The hybrid future, and its fragility
Stablecoins occupy a space where DeFi and TradFi converge. They leverage the credibility of regulated finance while offering the seamless freedom of decentralized platforms. This “hybrid” model is not inherently problematic; it is innovative, efficient, and globally scalable.
However, when regulators consider these tokens merely as another asset class, they overlook their true nature. Stablecoins are not liabilities of an issuer in the traditional banking context; they are digital assets, a new form of property that functions as money. As this property gains widespread acceptance, stablecoins blur the boundary between private assets and public currency, creating systemic implications that regulators can no longer ignore.
The BoE’s cap, the EU’s proof-of-reserves, and the U.S. GENIUS Act all indicate that policymakers are beginning to recognize parts of this risk. Nonetheless, a comprehensive, system-wide approach that treats stablecoins as part of the money supply rather than merely as tradable crypto assets remains elusive.

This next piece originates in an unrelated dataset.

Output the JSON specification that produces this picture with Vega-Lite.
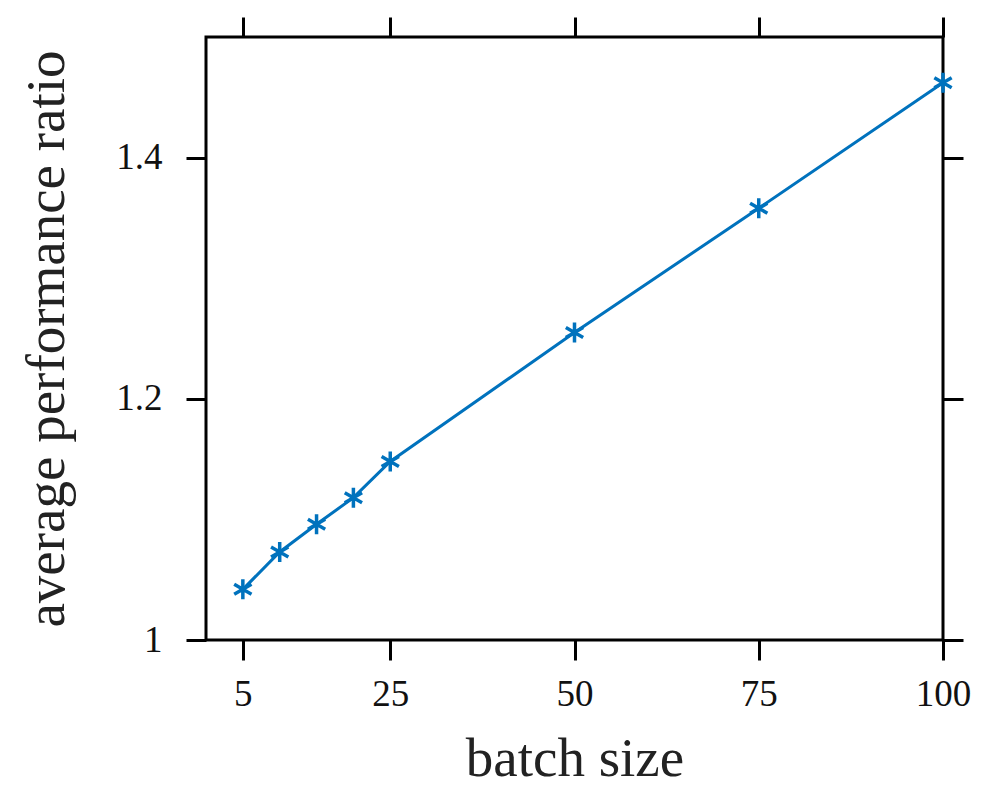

Conclusion: MiCA’s paradox
MiCA represents a regulatory milestone but also a pivotal moment. By legitimizing stablecoins, it brings them into the financial mainstream. By concentrating on micro-prudential supervision, it risks ignoring macro-economic fragility and broader regulatory issues. While asserting oversight, it may inadvertently promote global arbitrage and systemic entanglement. In short, MiCA may not prevent the next crisis; it could be quietly contributing to its creation.